Use Short-Term Corporate Bonds Like These 4 To Wait Out The Fed’s Coming Rate Hikes

It’s now official, the Federal Reserve is loading up for its anti-inflation rate increases.

The Fed’s reasoning for raising interest rates is well documented. The question is, how best to deal with it in your investment portfolios? Should you adapt a bunker mentality and just sit in cash? Maybe purchase T-bills yielding almost nothing? No and no.  

Short-term corporate bonds yield what money market funds used to yield years ago. Although short-term corporate bonds are not as liquid, they can serve a purpose as the Fed waiting game begins.

Credit quality within the corporate bond sector has improved a lot. Corporate America’s deleveraging resulted in improved balance sheets so bond safety is better. And, for those corporations that didn’t deleverage much, they certainly called or tendered high coupon bonds and refinanced to lower yielding bonds, making their debt service more manageable.

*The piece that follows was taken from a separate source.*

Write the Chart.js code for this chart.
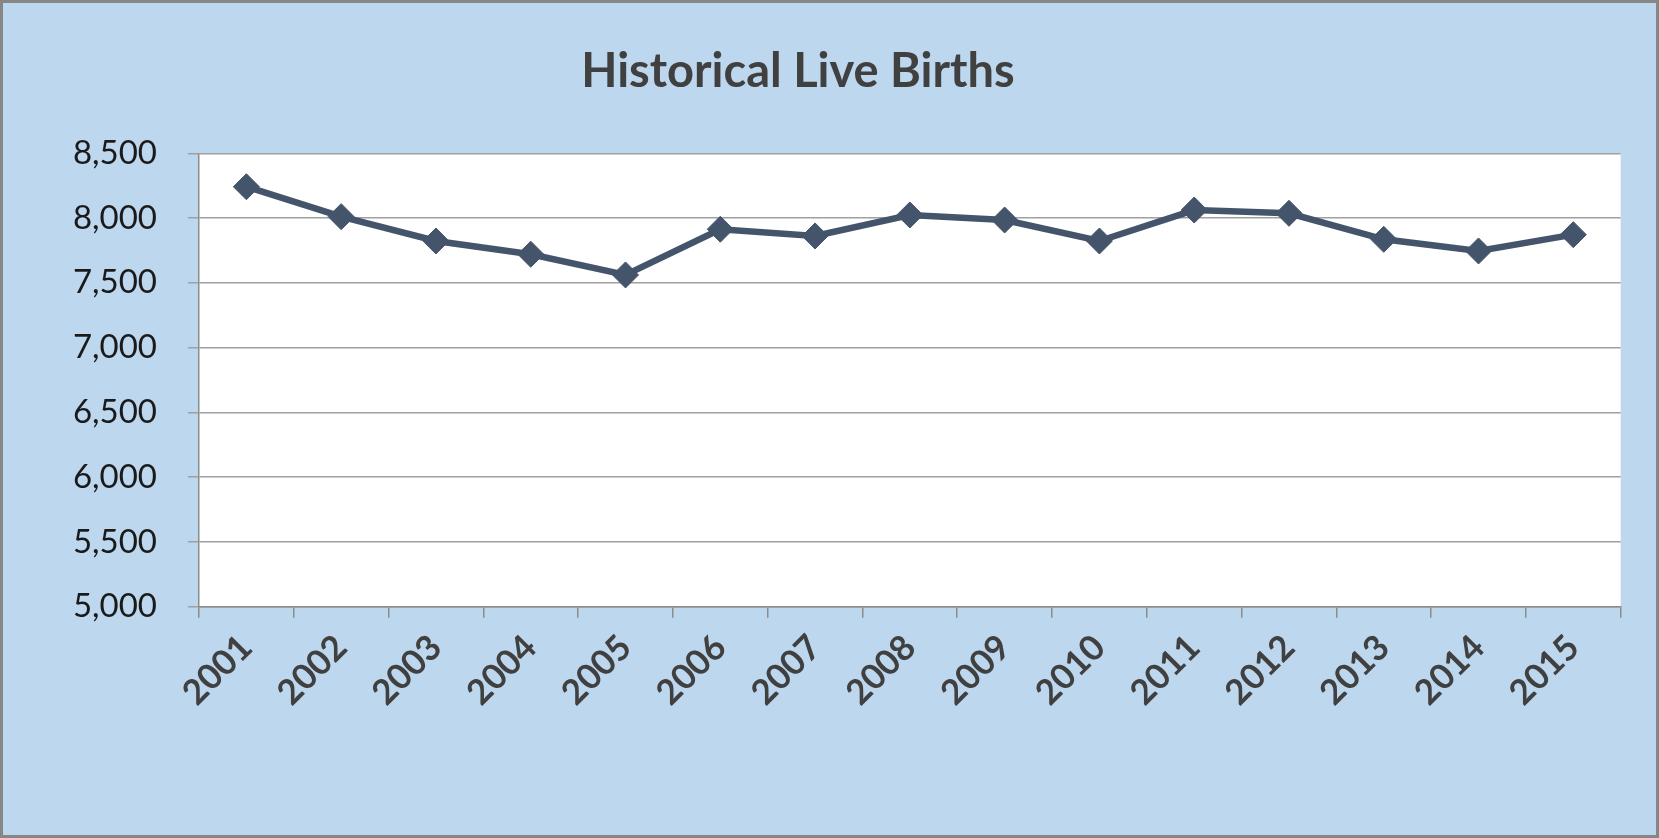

Here are four suggestions to live through the Fed’s waiting game. Kinder Morgan, the pipeline and energy storage company, has bonds with 3.5% coupons maturing January 15, 2023 (CUSIP: 49456BA73) rated Baa2 by Moody’s, BBB by S&P and Fitch. Depending on your purchase price, these bonds yield between .75% to 1.00%. Not a yield  bonanza but way better than money market funds at .01%.

Microchip Technology, the company that manufactures and markets microcontrollers, mixed signal analog, and Flash-IP integrated circuits, has bonds with a 4.333% coupon that matures June 1, 2023 (CUISP: 595017AP9). These are first lien bonds rated Baa2, BBB-. They yield approximately 1.65% to maturity.

Reliance Steel’s 4.50% bonds due April 15, 2023 yield between 1.46%-2.00% depending on the price you pay (CUSIP: 759509AE2) and are rated Baa2, BBB, BBB+.

Williams Companies is an energy infrastructure company that owns and operates midstream gathering assets and natural gas pipelines, to name a few of their specialties. Williams has a $1 billion bond issue, (CUSIP: 96950FAM6) 4.30% due March 4, 2024, callable December 4, 2023 yielding 1.64% to the call and 1.94% to maturity. It is rated Baa2, BBB, BBB and has a strong balance sheet with positive free cash flow.  

With inflation running 7%, earning 1.64% isn’t great but it’s better than the measly 1 basis point the brokerage firms pay for storing your cash.

The longer inflation stays elevated and your money sits in cash, the faster your purchasing power erodes. So do something about it. There will come a time when bond yields of all types become attractive again. Beat what your money market pays while waiting.